Pulsations, là où dialoguent les multiples visages d’une cité

Jusqu’au 17.08.25, Pulsations. Visages d’une cité, pose sur Mons et sa région un regard inédit et audacieux en glissant entre nos yeux et ce territoire un kaléidoscope qui réfracte sa réalité pour la transformer en une expérience sensible et étonnante.

À la faveur d’un commissariat ambitieux, basé sur la collaboration entre 5 curateur.ices aux profils variés, cet événement se révèle d’une grande densité. S’inscrivant dans une démarche durable, qui tend à souligner davantage l’impact de la culture au sein de la société, sa scénographie propose un rapport sensitif  entre œuvres et visiteurs, dans une approche plus subjective.

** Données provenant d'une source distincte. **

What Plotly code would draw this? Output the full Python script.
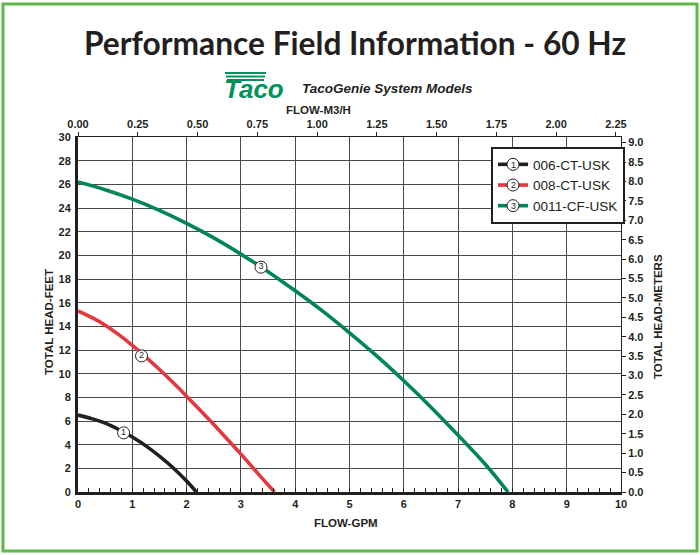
import plotly.graph_objects as go

# ---------------- data ----------------
GPM_006 = [0, 0.25, 0.5, 0.75, 1.0, 1.25, 1.5, 1.75, 2.0, 2.18]
FT_006 = [6.5, 6.2, 5.82, 5.28, 4.65, 3.9, 3.03, 2.05, 0.92, 0.0]

GPM_008 = [0, 0.25, 0.5, 0.75, 1.0, 1.25, 1.5, 1.75, 2.0, 2.25, 2.5, 2.75, 3.0, 3.25, 3.5, 3.62]
FT_008 = [15.3, 14.75, 14.1, 13.3, 12.4, 11.4, 10.35, 9.25, 8.1, 6.9, 5.7, 4.45, 3.2, 1.9, 0.6, 0.0]

GPM_0011 = [0, 0.5, 1, 1.5, 2, 2.5, 3, 3.5, 4, 4.5, 5, 5.5, 6, 6.5, 7, 7.5, 7.92]
FT_0011 = [26.2, 25.55, 24.75, 23.8, 22.7, 21.47, 20.1, 18.62, 17.0, 15.3, 13.45, 11.5,
           9.4, 7.17, 4.8, 2.35, 0.0]

MODELS = ["006-CT-USK", "008-CT-USK", "0011-CF-USK"]
NUMBERS = ["1", "2", "3"]
LABEL_GPM = [0.84, 1.17, 3.37]
LABEL_FT = [5.0, 11.5, 19.0]
COLORS = ["#231f20", "#e2393f", "#00845b"]

GPM_TO_M3H = 0.2271247
FT_TO_M = 0.3048
X_MAX = 10
Y_MAX = 30

# ---------------- geometry helpers (layout only) ----------------
W, H = 700, 555
L, R, T, B = 78, 79, 137, 63
PW, PH = W - L - R, H - T - B


def px(x):
    return (x - L) / PW


def py(y):
    return (H - B - y) / PH


BOLD = dict(family="Liberation Sans", size=11, color="#231f20", weight="bold")
TITLE_FONT = dict(family="Liberation Sans", size=11.5, color="#231f20", weight="bold")

fig = go.Figure()

curves = [(GPM_006, FT_006), (GPM_008, FT_008), (GPM_0011, FT_0011)]
for (xs, ys), c in zip(curves, COLORS):
    fig.add_trace(go.Scatter(x=xs, y=ys, mode="lines",
                             line=dict(color=c, width=3.6, shape="spline", smoothing=1.0),
                             showlegend=False, hoverinfo="skip"))

for i in range(3):
    fig.add_trace(go.Scatter(x=[LABEL_GPM[i]], y=[LABEL_FT[i]], mode="lines+markers",
                             name=MODELS[i],
                             line=dict(color=COLORS[i], width=3.6),
                             marker=dict(symbol="circle", size=12, color="white",
                                         line=dict(color="#231f20", width=1)),
                             hoverinfo="skip"))

fig.add_trace(go.Scatter(x=LABEL_GPM, y=LABEL_FT, mode="text", text=NUMBERS,
                         textposition="middle center",
                         textfont=dict(family="Liberation Sans", size=9, color="#231f20"),
                         showlegend=False, hoverinfo="skip"))

# invisible trace for secondary axes
fig.add_trace(go.Scatter(x=[0, X_MAX * GPM_TO_M3H], y=[0, Y_MAX * FT_TO_M], xaxis="x2", yaxis="y2",
                         mode="markers", marker=dict(opacity=0), showlegend=False, hoverinfo="skip"))

fig.update_layout(
    width=W, height=H, autosize=False,
    margin=dict(l=L, r=R, t=T, b=B),
    paper_bgcolor="white", plot_bgcolor="white",
    showlegend=True,
    legend=dict(x=px(491), y=py(147), xanchor="left", yanchor="top",
                bgcolor="white", bordercolor="#231f20", borderwidth=2,
                font=dict(family="Liberation Sans", size=13.6, color="#231f20"),
                tracegroupgap=0),
    xaxis=dict(range=[0, X_MAX], tick0=0, dtick=1, showgrid=True, gridcolor="#4a4a4a", gridwidth=1.2,
               showline=True, linecolor="#231f20", linewidth=3, ticks="inside", ticklen=4,
               tickcolor="#231f20", tickfont=BOLD, zeroline=False,
               minor=dict(dtick=0.2, ticks="inside", ticklen=4, tickcolor="#231f20", showgrid=False)),
    yaxis=dict(range=[0, Y_MAX], tick0=0, dtick=2, showgrid=True, gridcolor="#4a4a4a", gridwidth=1.2,
               showline=True, linecolor="#231f20", linewidth=3, ticks="", tickfont=BOLD,
               zeroline=False, ticklabelstandoff=2),
    xaxis2=dict(range=[0, X_MAX * GPM_TO_M3H], overlaying="x", side="top", tick0=0, dtick=0.25,
                tickformat=".2f", showgrid=False, zeroline=False, showline=True, linecolor="#231f20",
                linewidth=1, ticks="outside", ticklen=4, tickcolor="#231f20", tickfont=BOLD),
    yaxis2=dict(range=[0, Y_MAX * FT_TO_M], overlaying="y", side="right", tick0=0, dtick=0.5,
                tickformat=".1f", showgrid=False, zeroline=False, showline=True, linecolor="#231f20",
                linewidth=1, ticks="outside", ticklen=4, tickcolor="#231f20", tickfont=BOLD),
)

ann = []
ann.append(dict(text="Performance Field Information - 60 Hz", x=px(355), y=py(43), xref="paper", yref="paper",
                showarrow=False, xanchor="center", yanchor="middle",
                font=dict(family="Lato", size=31.7, color="#231f20", weight="bold")))
ann.append(dict(text="Taco", x=px(222), y=py(89), xref="paper", yref="paper", showarrow=False,
                xanchor="left", yanchor="middle",
                font=dict(family="Liberation Sans", size=26, color="#00925a", weight="bold", style="italic")))
ann.append(dict(text="TacoGenie System Models", x=px(300), y=py(89), xref="paper", yref="paper",
                showarrow=False, xanchor="left", yanchor="middle",
                font=dict(family="Liberation Sans", size=13.5, color="#231f20", weight="bold", style="italic")))
ann.append(dict(text="FLOW-M3/H", x=px(318), y=py(110), xref="paper", yref="paper", showarrow=False,
                xanchor="center", yanchor="middle", font=TITLE_FONT))
ann.append(dict(text="FLOW-GPM", x=px(346), y=py(523), xref="paper", yref="paper", showarrow=False,
                xanchor="center", yanchor="middle", font=TITLE_FONT))
ann.append(dict(text="TOTAL HEAD-FEET", x=px(49), y=py(322), xref="paper", yref="paper", showarrow=False,
                xanchor="center", yanchor="middle", textangle=-90, font=TITLE_FONT))
ann.append(dict(text="TOTAL HEAD-METERS", x=px(658), y=py(317), xref="paper", yref="paper", showarrow=False,
                xanchor="center", yanchor="middle", textangle=-90, font=TITLE_FONT))
for i in range(3):
    ann.append(dict(text=NUMBERS[i], x=px(513), y=py(164.5 + 20.7 * i), xref="paper", yref="paper",
                    showarrow=False, xanchor="center", yanchor="middle",
                    font=dict(family="Liberation Sans", size=9, color="#231f20")))
fig.update_layout(annotations=ann)

shapes = [dict(type="rect", xref="paper", yref="paper", x0=px(3), x1=px(697), y0=py(551), y1=py(4),
               line=dict(color="#5db848", width=3), fillcolor="rgba(0,0,0,0)", layer="above")]
for k in range(3):
    shapes.append(dict(type="line", xref="paper", yref="paper", x0=px(225 + k), x1=px(266 - k),
                       y0=py(73 + 3.5 * k), y1=py(73 + 3.5 * k),
                       line=dict(color="#00925a", width=2)))
fig.update_layout(shapes=shapes)

fig.write_html("out.html", config={"displayModeBar": False},
               post_script="document.body.style.margin='0';")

Cette exposition a été pensée dans le but d’offrir un visage sensible et intime d’une Cité qui n’est pas simplement celle du Doudou, mais aussi une sorte de modèle universel qui fusionnerait patrimoine collectif et récits individuels. Chacun peut y accomplir une visite singulière, avec son corps, son cœur et les émotions qui lui sont propres, et éprouver les tensions et la poésie des œuvres qui y sont mises en scène.

Un focus sur quatre lauréat.es du Prix du Hainaut des Arts plastiques

Découvrons ici brièvement, en mots et en images, quelques-uns seulement des trésors présentés pour cet événement qui condense diverses temporalités et techniques et met en dialogue les œuvres d’artistes émergents et celles qui sont d’ores et déjà intrinsèquement attachées à l’histoire d’un territoire.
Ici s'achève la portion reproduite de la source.